EXERCISE OBJECTIVE: Take the data that follows and retype it word for word.

RAW DATA:
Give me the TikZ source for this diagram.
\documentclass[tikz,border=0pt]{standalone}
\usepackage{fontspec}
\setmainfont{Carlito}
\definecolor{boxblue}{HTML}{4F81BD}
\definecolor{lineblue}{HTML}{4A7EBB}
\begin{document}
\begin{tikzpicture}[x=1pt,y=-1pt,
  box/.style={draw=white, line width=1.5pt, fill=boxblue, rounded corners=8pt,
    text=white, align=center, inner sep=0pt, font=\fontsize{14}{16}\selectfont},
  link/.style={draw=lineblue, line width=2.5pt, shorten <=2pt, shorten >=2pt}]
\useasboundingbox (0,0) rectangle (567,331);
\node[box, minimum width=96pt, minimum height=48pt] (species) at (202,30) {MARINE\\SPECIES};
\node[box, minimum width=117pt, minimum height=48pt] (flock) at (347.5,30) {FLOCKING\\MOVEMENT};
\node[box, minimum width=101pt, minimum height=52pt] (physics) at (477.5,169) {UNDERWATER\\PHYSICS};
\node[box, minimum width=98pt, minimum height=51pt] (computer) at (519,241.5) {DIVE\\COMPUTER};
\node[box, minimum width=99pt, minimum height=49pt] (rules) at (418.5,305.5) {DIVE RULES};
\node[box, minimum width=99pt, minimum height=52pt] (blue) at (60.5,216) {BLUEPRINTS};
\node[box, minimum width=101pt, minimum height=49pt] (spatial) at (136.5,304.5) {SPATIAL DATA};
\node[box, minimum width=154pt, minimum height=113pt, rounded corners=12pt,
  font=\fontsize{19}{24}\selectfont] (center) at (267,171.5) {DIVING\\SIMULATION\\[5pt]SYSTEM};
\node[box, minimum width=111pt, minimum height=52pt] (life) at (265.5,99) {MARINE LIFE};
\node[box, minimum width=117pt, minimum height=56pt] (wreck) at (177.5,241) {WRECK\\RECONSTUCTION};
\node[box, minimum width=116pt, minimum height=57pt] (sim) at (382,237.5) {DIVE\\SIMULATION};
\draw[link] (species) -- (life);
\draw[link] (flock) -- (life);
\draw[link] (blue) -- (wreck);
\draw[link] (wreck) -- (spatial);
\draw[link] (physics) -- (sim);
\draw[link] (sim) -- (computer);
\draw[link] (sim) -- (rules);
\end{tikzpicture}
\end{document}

RESPONSE TO THIS TASK:
Give me the TikZ source for this diagram.
\documentclass[tikz,border=0pt]{standalone}
\usepackage{fontspec}
\setmainfont{Carlito}
\definecolor{boxblue}{HTML}{4F81BD}
\definecolor{lineblue}{HTML}{4A7EBB}
\begin{document}
\begin{tikzpicture}[x=1pt,y=-1pt,
  box/.style={draw=white, line width=1.5pt, fill=boxblue, rounded corners=8pt,
    text=white, align=center, inner sep=0pt, font=\fontsize{14}{16}\selectfont},
  link/.style={draw=lineblue, line width=2.5pt, shorten <=2pt, shorten >=2pt}]
\useasboundingbox (0,0) rectangle (567,331);
\node[box, minimum width=96pt, minimum height=48pt] (species) at (202,30) {MARINE\\SPECIES};
\node[box, minimum width=117pt, minimum height=48pt] (flock) at (347.5,30) {FLOCKING\\MOVEMENT};
\node[box, minimum width=101pt, minimum height=52pt] (physics) at (477.5,169) {UNDERWATER\\PHYSICS};
\node[box, minimum width=98pt, minimum height=51pt] (computer) at (519,241.5) {DIVE\\COMPUTER};
\node[box, minimum width=99pt, minimum height=49pt] (rules) at (418.5,305.5) {DIVE RULES};
\node[box, minimum width=99pt, minimum height=52pt] (blue) at (60.5,216) {BLUEPRINTS};
\node[box, minimum width=101pt, minimum height=49pt] (spatial) at (136.5,304.5) {SPATIAL DATA};
\node[box, minimum width=154pt, minimum height=113pt, rounded corners=12pt,
  font=\fontsize{19}{24}\selectfont] (center) at (267,171.5) {DIVING\\SIMULATION\\[5pt]SYSTEM};
\node[box, minimum width=111pt, minimum height=52pt] (life) at (265.5,99) {MARINE LIFE};
\node[box, minimum width=117pt, minimum height=56pt] (wreck) at (177.5,241) {WRECK\\RECONSTUCTION};
\node[box, minimum width=116pt, minimum height=57pt] (sim) at (382,237.5) {DIVE\\SIMULATION};
\draw[link] (species) -- (life);
\draw[link] (flock) -- (life);
\draw[link] (blue) -- (wreck);
\draw[link] (wreck) -- (spatial);
\draw[link] (physics) -- (sim);
\draw[link] (sim) -- (computer);
\draw[link] (sim) -- (rules);
\end{tikzpicture}
\end{document}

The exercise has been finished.